● Recorded information:
□ □ □ □ □ □ □

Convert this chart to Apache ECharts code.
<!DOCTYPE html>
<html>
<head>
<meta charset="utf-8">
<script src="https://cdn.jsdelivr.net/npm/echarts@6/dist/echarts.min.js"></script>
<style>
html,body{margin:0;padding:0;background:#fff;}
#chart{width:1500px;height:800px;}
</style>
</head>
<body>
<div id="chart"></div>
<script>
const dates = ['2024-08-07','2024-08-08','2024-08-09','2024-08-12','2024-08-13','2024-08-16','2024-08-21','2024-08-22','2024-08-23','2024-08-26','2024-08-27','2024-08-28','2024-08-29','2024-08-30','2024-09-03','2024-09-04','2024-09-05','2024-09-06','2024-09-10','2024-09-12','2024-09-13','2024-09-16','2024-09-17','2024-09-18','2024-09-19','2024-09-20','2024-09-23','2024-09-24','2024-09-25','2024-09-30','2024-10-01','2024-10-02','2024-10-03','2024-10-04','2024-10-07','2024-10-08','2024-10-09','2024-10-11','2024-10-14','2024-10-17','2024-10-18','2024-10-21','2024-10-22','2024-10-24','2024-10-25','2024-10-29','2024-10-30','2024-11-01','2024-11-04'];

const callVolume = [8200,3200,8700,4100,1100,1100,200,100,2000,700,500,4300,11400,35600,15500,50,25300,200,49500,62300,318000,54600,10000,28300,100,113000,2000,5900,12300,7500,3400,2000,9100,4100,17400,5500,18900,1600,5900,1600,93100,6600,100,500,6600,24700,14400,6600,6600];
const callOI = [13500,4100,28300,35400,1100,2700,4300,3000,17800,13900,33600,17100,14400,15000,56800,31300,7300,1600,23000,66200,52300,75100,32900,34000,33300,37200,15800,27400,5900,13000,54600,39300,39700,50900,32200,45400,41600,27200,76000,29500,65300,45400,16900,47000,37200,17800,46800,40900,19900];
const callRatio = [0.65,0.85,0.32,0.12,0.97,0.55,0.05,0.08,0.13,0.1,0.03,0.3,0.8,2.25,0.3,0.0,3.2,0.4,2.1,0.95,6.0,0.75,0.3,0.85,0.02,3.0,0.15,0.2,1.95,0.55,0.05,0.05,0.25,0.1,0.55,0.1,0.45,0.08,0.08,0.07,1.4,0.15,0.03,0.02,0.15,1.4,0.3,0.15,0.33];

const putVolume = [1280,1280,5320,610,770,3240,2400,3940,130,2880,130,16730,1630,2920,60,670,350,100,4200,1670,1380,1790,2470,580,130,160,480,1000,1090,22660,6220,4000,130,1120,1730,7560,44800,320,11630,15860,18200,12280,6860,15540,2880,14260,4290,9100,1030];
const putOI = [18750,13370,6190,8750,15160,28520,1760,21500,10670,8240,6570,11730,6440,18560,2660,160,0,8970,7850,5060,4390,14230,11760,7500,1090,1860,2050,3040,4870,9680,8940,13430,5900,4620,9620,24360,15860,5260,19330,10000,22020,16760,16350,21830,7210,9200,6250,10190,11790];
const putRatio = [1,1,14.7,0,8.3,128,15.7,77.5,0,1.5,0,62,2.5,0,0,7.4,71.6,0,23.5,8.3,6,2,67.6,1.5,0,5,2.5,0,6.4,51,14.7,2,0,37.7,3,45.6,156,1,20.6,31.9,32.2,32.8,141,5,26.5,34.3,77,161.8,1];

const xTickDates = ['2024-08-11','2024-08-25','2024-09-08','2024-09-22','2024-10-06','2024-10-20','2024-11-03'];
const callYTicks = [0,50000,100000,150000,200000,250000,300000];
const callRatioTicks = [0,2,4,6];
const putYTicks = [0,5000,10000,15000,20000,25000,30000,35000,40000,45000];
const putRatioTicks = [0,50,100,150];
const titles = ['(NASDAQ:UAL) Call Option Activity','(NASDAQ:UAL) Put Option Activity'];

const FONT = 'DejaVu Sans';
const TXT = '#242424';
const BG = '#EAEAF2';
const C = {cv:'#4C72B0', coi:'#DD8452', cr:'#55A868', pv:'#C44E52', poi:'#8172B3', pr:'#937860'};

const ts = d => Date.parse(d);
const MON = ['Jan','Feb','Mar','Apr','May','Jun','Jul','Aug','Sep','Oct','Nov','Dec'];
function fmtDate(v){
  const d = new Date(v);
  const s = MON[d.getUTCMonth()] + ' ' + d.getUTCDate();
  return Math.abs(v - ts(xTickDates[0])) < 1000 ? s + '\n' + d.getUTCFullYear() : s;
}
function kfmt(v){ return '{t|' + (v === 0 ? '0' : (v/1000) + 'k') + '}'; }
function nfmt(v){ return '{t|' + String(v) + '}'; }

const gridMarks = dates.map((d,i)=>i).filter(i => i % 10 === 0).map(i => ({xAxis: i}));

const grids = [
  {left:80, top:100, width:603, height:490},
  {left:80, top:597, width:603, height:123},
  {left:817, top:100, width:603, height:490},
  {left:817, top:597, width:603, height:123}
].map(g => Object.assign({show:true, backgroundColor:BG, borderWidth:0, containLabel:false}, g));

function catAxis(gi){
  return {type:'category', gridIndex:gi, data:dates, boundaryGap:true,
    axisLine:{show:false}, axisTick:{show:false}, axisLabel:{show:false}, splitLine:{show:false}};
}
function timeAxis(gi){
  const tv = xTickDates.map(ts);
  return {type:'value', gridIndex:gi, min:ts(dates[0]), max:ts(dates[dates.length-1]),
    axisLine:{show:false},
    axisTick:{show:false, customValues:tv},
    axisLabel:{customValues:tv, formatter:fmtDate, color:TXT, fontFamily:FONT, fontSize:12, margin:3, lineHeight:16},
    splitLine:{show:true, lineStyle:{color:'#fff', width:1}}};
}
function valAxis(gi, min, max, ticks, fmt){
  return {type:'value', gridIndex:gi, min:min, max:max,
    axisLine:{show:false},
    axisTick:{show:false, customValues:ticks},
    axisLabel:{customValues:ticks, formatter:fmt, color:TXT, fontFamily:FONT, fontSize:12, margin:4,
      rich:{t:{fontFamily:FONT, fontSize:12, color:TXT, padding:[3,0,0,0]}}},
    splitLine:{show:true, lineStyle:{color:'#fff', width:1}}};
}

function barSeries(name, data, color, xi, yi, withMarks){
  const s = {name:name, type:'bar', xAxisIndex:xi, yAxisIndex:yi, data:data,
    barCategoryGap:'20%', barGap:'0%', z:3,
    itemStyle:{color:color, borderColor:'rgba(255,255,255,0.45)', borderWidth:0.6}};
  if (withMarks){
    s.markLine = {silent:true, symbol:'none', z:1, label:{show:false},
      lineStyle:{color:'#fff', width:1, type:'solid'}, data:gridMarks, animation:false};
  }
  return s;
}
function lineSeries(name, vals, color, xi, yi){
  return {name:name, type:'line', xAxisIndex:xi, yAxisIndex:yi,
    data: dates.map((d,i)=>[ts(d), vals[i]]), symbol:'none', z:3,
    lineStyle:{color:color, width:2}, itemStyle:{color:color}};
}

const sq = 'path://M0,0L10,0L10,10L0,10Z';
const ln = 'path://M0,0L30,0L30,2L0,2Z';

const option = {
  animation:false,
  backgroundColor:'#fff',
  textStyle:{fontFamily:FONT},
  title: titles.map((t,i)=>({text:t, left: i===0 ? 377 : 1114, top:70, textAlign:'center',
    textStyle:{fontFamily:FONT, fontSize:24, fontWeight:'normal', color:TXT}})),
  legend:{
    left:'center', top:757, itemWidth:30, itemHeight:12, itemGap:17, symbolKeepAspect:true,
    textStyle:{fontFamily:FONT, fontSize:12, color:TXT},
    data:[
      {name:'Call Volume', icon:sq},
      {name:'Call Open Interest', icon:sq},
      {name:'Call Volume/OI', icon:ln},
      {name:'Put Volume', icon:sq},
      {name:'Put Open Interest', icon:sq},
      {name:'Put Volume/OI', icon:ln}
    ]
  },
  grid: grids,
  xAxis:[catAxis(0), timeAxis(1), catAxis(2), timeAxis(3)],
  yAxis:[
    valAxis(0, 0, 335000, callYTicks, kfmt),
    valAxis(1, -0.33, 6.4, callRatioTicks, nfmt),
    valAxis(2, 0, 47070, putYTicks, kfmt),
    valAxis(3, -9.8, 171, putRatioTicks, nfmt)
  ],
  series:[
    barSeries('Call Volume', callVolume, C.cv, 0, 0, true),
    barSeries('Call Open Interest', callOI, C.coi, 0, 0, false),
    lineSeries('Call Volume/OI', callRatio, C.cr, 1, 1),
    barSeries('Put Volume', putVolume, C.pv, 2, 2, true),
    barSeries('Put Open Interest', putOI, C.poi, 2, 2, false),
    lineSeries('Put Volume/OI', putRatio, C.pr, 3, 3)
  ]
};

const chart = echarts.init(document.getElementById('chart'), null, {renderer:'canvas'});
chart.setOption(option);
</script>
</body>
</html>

□ □ □ □ □ □ □

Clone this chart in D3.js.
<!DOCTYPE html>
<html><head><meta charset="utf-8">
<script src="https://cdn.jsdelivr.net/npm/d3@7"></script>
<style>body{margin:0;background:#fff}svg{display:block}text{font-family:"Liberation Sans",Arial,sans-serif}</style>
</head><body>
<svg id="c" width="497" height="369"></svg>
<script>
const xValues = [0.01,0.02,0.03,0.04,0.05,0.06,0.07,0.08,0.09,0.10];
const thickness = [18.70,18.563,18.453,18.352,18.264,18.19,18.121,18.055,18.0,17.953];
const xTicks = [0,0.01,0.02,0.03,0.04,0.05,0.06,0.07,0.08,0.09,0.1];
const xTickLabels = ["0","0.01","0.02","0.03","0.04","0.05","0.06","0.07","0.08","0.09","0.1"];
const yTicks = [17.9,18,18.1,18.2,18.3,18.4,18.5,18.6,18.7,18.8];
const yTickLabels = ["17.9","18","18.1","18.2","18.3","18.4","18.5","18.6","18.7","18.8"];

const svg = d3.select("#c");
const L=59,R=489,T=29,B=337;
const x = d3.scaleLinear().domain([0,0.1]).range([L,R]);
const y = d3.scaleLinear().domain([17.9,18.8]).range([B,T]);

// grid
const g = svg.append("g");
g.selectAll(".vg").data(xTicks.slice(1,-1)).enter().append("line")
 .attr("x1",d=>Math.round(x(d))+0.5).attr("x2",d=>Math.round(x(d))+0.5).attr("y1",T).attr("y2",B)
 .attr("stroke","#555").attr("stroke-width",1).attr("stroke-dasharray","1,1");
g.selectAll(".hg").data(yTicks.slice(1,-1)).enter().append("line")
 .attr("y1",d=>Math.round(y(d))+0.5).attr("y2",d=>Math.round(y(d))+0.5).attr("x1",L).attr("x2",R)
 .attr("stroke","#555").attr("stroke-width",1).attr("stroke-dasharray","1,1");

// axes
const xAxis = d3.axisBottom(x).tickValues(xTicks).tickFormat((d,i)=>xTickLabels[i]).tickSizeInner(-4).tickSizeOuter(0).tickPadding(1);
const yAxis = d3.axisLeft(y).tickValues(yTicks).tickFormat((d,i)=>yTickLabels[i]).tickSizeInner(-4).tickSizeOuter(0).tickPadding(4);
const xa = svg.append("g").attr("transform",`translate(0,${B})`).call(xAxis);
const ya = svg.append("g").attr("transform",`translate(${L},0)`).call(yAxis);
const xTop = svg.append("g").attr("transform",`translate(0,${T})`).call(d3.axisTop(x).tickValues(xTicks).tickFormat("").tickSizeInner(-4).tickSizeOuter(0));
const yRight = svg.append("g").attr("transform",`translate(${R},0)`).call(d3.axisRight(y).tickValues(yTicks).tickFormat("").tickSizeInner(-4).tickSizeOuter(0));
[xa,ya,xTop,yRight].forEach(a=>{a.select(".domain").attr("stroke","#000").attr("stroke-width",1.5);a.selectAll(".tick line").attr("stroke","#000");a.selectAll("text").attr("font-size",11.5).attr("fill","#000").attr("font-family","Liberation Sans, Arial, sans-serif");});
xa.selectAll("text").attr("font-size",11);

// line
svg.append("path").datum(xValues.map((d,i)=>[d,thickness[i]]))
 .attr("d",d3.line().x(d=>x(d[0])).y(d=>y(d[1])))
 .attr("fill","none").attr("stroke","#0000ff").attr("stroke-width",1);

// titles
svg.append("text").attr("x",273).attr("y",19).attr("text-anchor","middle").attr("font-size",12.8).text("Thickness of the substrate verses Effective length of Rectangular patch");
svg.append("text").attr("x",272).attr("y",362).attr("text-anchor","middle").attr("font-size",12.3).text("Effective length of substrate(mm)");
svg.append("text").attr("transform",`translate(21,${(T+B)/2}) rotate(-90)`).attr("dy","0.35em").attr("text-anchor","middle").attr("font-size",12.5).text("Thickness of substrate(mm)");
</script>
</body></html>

□ □ □ □ □ □ □

● Aim of the task: Your task is to gather every line with the word "this" and copy it.

● Exercise response:
Convert this chart to Apache ECharts code.
Clone this chart in D3.js.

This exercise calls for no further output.